Eventually, the shaken labour leader was allowed back in and roughly bustled downstairs to face the raucous crowd outside. By this time the crowd with mayhem on its mind numbered more than a thousand. “That is the man that is at the bottom of all the troubles,” yelled a soldier. “Make the skunk kiss the good old flag,” jeered the throng. Midgley’s glasses were knocked off, his collar torn, until his lips finally touched the sacred Union Jack, his offer to address the vetereans ignored, and police were able to bundle him back inside the Labor Temple. Several other labour representatives escaped by clambering down the fire escape and dashing down the back alley. Longshore union delegate J. Thomas was not so lucky. He found himself caught in the middle of the crowd, where he was severely set upon until he, too, reluctantly agreed to kiss the flag. When police attempted to haul him away to the station, soldiers surrounded their car in an unsuccessful effort to grab Thomas back, with shouts of “Let’s take him ourselves!”
Then, it was off to the car barns to intimidate trolley drivers into resuming service, which actually happened shortly before midnight, and finally to a packed, rowdy public meeting of self-proclaimed patriots, where speaker after speaker were cheered for lashing out at Goodwin and local strike leaders. “They are just as bad as the man who got shot in the front or the back – I hope both” shouted one inflamed citizen, to a thunderous ovation. It was a common sentiment. The lone attendee to vote against a resolution calling for them to be forced into military service overseas was physically ejected.
The next morning, with the waterfront still silent, the fired-up war veterans, still exulting over their “triumphs” of the previous day, decided to take on the longshoremen and force them back to work. It was not to be. This time, when they tried to assail the union hall ramparts at Pender and Hornby, they got a surprise. “Charging up a long set of stairs, they were met by longshoremen who beat them back using chair legs as staves,” wrote historian Irene Howard. A tense standoff ensued, until Mayor Robert Henry Otley Gale arrived. He convinced the agitated veterans to appoint a committee to talk to a longshoremen committee, ignoring their demand that the Labour Council’s Jack Kavanagh be ordered out of the city.

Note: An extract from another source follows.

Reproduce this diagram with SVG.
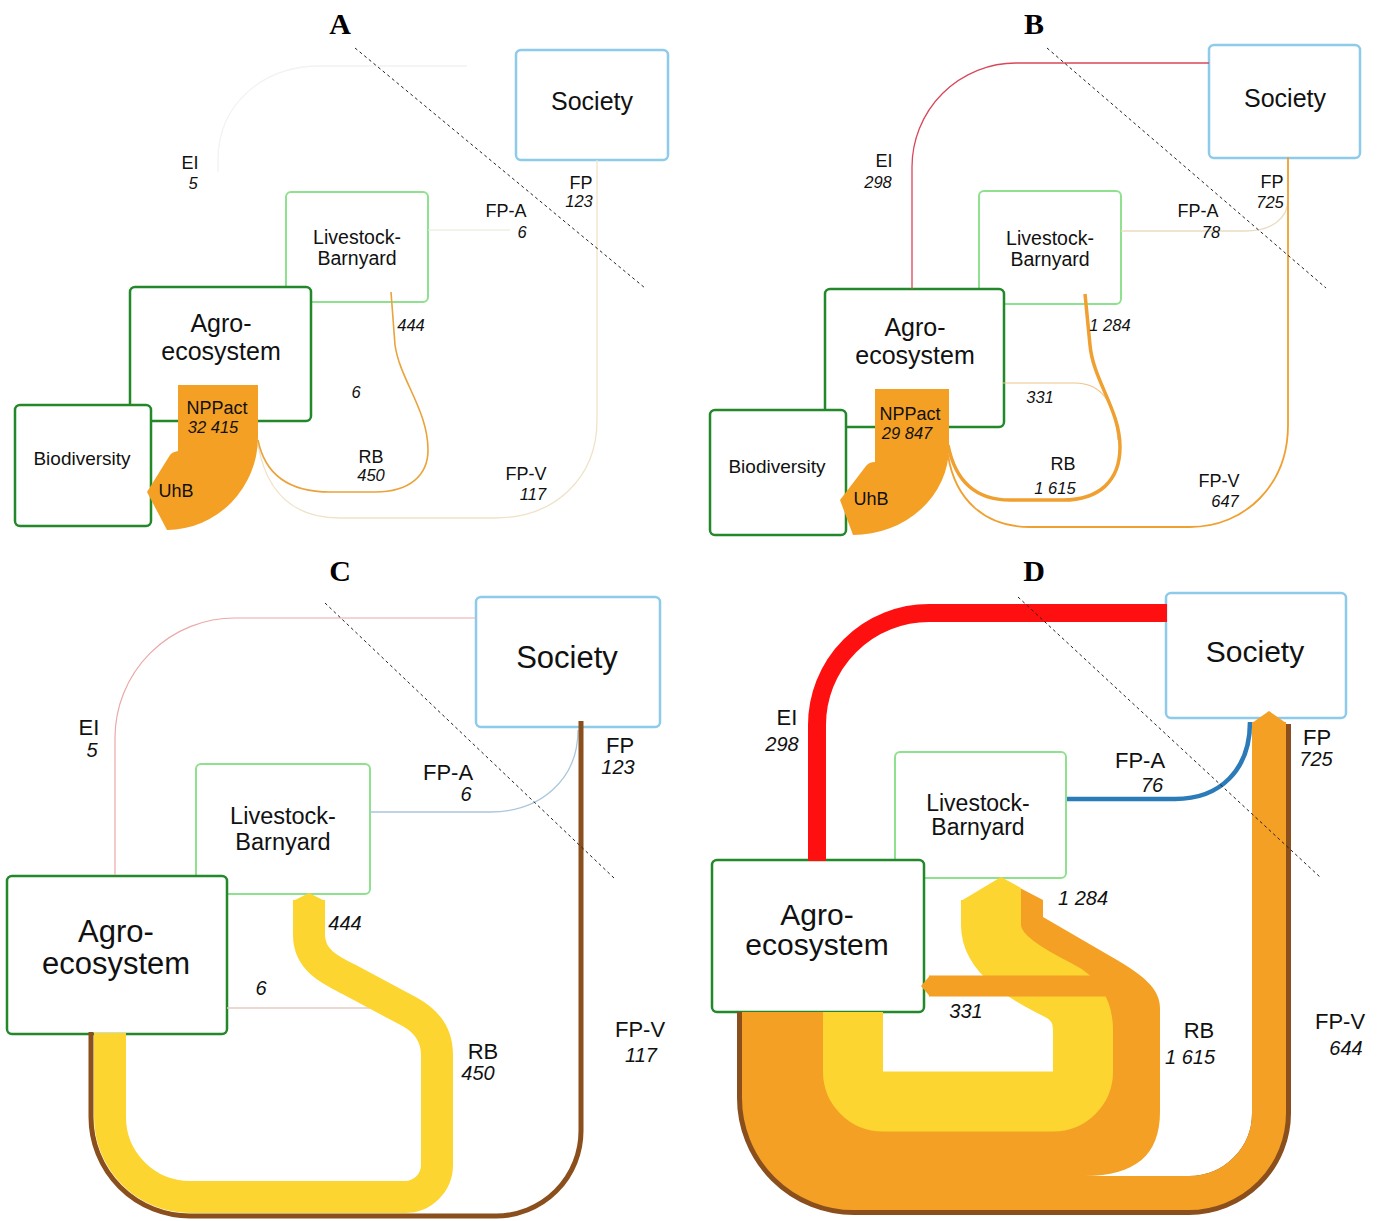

The upshot was that the rioters marched off to the Cambie Street grounds, the dockyard workers returned to their jobs at a time of their choosing, and leaders of the Trades and Labour Council agreed to test the persistent accusation that the rank-and-file did not support the general strike by resigning and calling new elections. All but one or two were handily re-elected. By Monday morning, everyone was back at work, except for 50 shoe factory workers whose employer demanded they apologize for their Friday walkout before he would allow them back in.
In the face of fierce intimidation, pro-war hysteria and mob violence, the remarkable success of the first general strike of its kind signified the increasing radicalism of the BC trade union movement, particularly in Vancouver. Less than a year later, the city’s unions walked out again, this time for an entire month, in a sympathy strike to back the 1919 Winnipeg General Strike. The horrors of World War One and the failure of rampant capitalism to deliver any kind of economic justice to those who did the work led more and more unions to embrace socialism as the only alternative to a broken system.
Ginger Goodwin would have understood.